Description of the task: Copy down all of the data underneath, exactly as shown.

Stored data:
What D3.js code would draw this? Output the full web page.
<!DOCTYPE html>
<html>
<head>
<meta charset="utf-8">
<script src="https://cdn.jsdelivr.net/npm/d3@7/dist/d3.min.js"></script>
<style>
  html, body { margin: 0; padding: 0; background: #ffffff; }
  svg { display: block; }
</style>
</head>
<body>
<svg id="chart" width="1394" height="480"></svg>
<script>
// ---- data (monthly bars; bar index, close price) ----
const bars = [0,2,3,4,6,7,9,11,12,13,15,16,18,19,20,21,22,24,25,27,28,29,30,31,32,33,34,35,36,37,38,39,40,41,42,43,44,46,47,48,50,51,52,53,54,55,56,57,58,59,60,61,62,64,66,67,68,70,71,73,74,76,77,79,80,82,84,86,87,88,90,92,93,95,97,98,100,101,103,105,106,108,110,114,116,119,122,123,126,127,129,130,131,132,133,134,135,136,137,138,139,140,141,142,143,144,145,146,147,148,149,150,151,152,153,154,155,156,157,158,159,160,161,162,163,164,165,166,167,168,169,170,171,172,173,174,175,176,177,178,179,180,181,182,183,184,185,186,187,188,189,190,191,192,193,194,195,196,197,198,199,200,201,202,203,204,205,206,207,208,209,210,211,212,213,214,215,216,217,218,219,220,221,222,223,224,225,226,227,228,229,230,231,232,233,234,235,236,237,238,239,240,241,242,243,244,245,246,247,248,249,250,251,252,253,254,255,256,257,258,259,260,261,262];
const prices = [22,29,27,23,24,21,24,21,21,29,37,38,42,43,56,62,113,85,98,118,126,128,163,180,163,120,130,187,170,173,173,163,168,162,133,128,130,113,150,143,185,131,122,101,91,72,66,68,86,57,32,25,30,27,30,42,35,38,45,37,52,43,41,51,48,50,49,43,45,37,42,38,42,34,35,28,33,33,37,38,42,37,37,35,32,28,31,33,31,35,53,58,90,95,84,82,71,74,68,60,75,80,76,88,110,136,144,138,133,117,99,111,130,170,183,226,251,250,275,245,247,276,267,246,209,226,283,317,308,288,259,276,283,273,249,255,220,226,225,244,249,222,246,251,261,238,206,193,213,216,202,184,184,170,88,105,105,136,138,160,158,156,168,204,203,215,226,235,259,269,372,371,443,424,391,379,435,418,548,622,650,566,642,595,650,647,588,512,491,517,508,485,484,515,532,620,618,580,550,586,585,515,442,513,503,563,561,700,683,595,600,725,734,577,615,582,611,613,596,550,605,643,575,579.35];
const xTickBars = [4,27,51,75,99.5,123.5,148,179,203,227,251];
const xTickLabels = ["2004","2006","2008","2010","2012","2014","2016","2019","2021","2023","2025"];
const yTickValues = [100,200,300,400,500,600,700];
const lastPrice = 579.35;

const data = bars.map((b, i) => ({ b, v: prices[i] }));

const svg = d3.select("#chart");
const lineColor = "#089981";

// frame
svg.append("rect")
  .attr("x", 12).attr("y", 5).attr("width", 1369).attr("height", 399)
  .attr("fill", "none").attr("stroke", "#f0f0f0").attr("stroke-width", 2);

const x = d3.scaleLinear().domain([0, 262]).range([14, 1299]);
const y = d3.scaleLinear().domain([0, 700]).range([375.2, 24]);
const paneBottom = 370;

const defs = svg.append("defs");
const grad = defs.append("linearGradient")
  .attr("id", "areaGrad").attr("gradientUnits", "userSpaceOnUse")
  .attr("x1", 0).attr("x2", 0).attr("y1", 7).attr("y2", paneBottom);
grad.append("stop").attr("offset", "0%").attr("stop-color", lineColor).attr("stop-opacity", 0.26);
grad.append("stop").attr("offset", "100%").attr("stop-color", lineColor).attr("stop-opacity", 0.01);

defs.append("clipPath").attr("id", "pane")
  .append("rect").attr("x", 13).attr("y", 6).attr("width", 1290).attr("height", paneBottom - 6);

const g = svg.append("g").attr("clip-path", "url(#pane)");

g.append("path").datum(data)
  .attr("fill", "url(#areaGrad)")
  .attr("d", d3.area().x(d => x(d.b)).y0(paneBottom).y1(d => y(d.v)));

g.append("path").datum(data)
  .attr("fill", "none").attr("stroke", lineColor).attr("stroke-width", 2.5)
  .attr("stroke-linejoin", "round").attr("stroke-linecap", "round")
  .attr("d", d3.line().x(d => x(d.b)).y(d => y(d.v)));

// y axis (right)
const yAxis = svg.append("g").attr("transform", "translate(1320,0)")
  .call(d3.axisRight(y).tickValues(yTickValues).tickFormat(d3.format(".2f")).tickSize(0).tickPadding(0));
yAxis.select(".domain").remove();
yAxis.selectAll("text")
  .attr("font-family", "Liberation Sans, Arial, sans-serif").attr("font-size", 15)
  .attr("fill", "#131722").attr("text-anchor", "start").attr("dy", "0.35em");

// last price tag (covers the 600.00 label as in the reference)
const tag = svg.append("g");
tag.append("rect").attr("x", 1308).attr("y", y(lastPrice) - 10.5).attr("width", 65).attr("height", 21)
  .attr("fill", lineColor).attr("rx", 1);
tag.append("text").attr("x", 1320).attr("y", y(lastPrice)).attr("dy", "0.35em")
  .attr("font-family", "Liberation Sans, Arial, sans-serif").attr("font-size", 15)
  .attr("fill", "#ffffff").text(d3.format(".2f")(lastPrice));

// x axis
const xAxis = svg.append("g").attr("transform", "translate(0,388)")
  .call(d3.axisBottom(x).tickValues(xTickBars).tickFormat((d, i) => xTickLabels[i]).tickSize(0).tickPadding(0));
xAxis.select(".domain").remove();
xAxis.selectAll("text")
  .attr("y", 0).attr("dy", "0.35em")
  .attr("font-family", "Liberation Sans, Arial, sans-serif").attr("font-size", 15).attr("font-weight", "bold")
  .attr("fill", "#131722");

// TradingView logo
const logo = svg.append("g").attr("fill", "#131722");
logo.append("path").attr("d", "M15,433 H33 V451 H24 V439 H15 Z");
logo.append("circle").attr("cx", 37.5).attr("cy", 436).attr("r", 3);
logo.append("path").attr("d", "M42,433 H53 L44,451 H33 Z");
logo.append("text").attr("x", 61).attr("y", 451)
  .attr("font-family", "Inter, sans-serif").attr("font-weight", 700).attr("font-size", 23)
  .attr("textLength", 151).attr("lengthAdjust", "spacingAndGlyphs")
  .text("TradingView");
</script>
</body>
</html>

Result of the exercise:
What D3.js code would draw this? Output the full web page.
<!DOCTYPE html>
<html>
<head>
<meta charset="utf-8">
<script src="https://cdn.jsdelivr.net/npm/d3@7/dist/d3.min.js"></script>
<style>
  html, body { margin: 0; padding: 0; background: #ffffff; }
  svg { display: block; }
</style>
</head>
<body>
<svg id="chart" width="1394" height="480"></svg>
<script>
// ---- data (monthly bars; bar index, close price) ----
const bars = [0,2,3,4,6,7,9,11,12,13,15,16,18,19,20,21,22,24,25,27,28,29,30,31,32,33,34,35,36,37,38,39,40,41,42,43,44,46,47,48,50,51,52,53,54,55,56,57,58,59,60,61,62,64,66,67,68,70,71,73,74,76,77,79,80,82,84,86,87,88,90,92,93,95,97,98,100,101,103,105,106,108,110,114,116,119,122,123,126,127,129,130,131,132,133,134,135,136,137,138,139,140,141,142,143,144,145,146,147,148,149,150,151,152,153,154,155,156,157,158,159,160,161,162,163,164,165,166,167,168,169,170,171,172,173,174,175,176,177,178,179,180,181,182,183,184,185,186,187,188,189,190,191,192,193,194,195,196,197,198,199,200,201,202,203,204,205,206,207,208,209,210,211,212,213,214,215,216,217,218,219,220,221,222,223,224,225,226,227,228,229,230,231,232,233,234,235,236,237,238,239,240,241,242,243,244,245,246,247,248,249,250,251,252,253,254,255,256,257,258,259,260,261,262];
const prices = [22,29,27,23,24,21,24,21,21,29,37,38,42,43,56,62,113,85,98,118,126,128,163,180,163,120,130,187,170,173,173,163,168,162,133,128,130,113,150,143,185,131,122,101,91,72,66,68,86,57,32,25,30,27,30,42,35,38,45,37,52,43,41,51,48,50,49,43,45,37,42,38,42,34,35,28,33,33,37,38,42,37,37,35,32,28,31,33,31,35,53,58,90,95,84,82,71,74,68,60,75,80,76,88,110,136,144,138,133,117,99,111,130,170,183,226,251,250,275,245,247,276,267,246,209,226,283,317,308,288,259,276,283,273,249,255,220,226,225,244,249,222,246,251,261,238,206,193,213,216,202,184,184,170,88,105,105,136,138,160,158,156,168,204,203,215,226,235,259,269,372,371,443,424,391,379,435,418,548,622,650,566,642,595,650,647,588,512,491,517,508,485,484,515,532,620,618,580,550,586,585,515,442,513,503,563,561,700,683,595,600,725,734,577,615,582,611,613,596,550,605,643,575,579.35];
const xTickBars = [4,27,51,75,99.5,123.5,148,179,203,227,251];
const xTickLabels = ["2004","2006","2008","2010","2012","2014","2016","2019","2021","2023","2025"];
const yTickValues = [100,200,300,400,500,600,700];
const lastPrice = 579.35;

const data = bars.map((b, i) => ({ b, v: prices[i] }));

const svg = d3.select("#chart");
const lineColor = "#089981";

// frame
svg.append("rect")
  .attr("x", 12).attr("y", 5).attr("width", 1369).attr("height", 399)
  .attr("fill", "none").attr("stroke", "#f0f0f0").attr("stroke-width", 2);

const x = d3.scaleLinear().domain([0, 262]).range([14, 1299]);
const y = d3.scaleLinear().domain([0, 700]).range([375.2, 24]);
const paneBottom = 370;

const defs = svg.append("defs");
const grad = defs.append("linearGradient")
  .attr("id", "areaGrad").attr("gradientUnits", "userSpaceOnUse")
  .attr("x1", 0).attr("x2", 0).attr("y1", 7).attr("y2", paneBottom);
grad.append("stop").attr("offset", "0%").attr("stop-color", lineColor).attr("stop-opacity", 0.26);
grad.append("stop").attr("offset", "100%").attr("stop-color", lineColor).attr("stop-opacity", 0.01);

defs.append("clipPath").attr("id", "pane")
  .append("rect").attr("x", 13).attr("y", 6).attr("width", 1290).attr("height", paneBottom - 6);

const g = svg.append("g").attr("clip-path", "url(#pane)");

g.append("path").datum(data)
  .attr("fill", "url(#areaGrad)")
  .attr("d", d3.area().x(d => x(d.b)).y0(paneBottom).y1(d => y(d.v)));

g.append("path").datum(data)
  .attr("fill", "none").attr("stroke", lineColor).attr("stroke-width", 2.5)
  .attr("stroke-linejoin", "round").attr("stroke-linecap", "round")
  .attr("d", d3.line().x(d => x(d.b)).y(d => y(d.v)));

// y axis (right)
const yAxis = svg.append("g").attr("transform", "translate(1320,0)")
  .call(d3.axisRight(y).tickValues(yTickValues).tickFormat(d3.format(".2f")).tickSize(0).tickPadding(0));
yAxis.select(".domain").remove();
yAxis.selectAll("text")
  .attr("font-family", "Liberation Sans, Arial, sans-serif").attr("font-size", 15)
  .attr("fill", "#131722").attr("text-anchor", "start").attr("dy", "0.35em");

// last price tag (covers the 600.00 label as in the reference)
const tag = svg.append("g");
tag.append("rect").attr("x", 1308).attr("y", y(lastPrice) - 10.5).attr("width", 65).attr("height", 21)
  .attr("fill", lineColor).attr("rx", 1);
tag.append("text").attr("x", 1320).attr("y", y(lastPrice)).attr("dy", "0.35em")
  .attr("font-family", "Liberation Sans, Arial, sans-serif").attr("font-size", 15)
  .attr("fill", "#ffffff").text(d3.format(".2f")(lastPrice));

// x axis
const xAxis = svg.append("g").attr("transform", "translate(0,388)")
  .call(d3.axisBottom(x).tickValues(xTickBars).tickFormat((d, i) => xTickLabels[i]).tickSize(0).tickPadding(0));
xAxis.select(".domain").remove();
xAxis.selectAll("text")
  .attr("y", 0).attr("dy", "0.35em")
  .attr("font-family", "Liberation Sans, Arial, sans-serif").attr("font-size", 15).attr("font-weight", "bold")
  .attr("fill", "#131722");

// TradingView logo
const logo = svg.append("g").attr("fill", "#131722");
logo.append("path").attr("d", "M15,433 H33 V451 H24 V439 H15 Z");
logo.append("circle").attr("cx", 37.5).attr("cy", 436).attr("r", 3);
logo.append("path").attr("d", "M42,433 H53 L44,451 H33 Z");
logo.append("text").attr("x", 61).attr("y", 451)
  .attr("font-family", "Inter, sans-serif").attr("font-weight", 700).attr("font-size", 23)
  .attr("textLength", 151).attr("lengthAdjust", "spacingAndGlyphs")
  .text("TradingView");
</script>
</body>
</html>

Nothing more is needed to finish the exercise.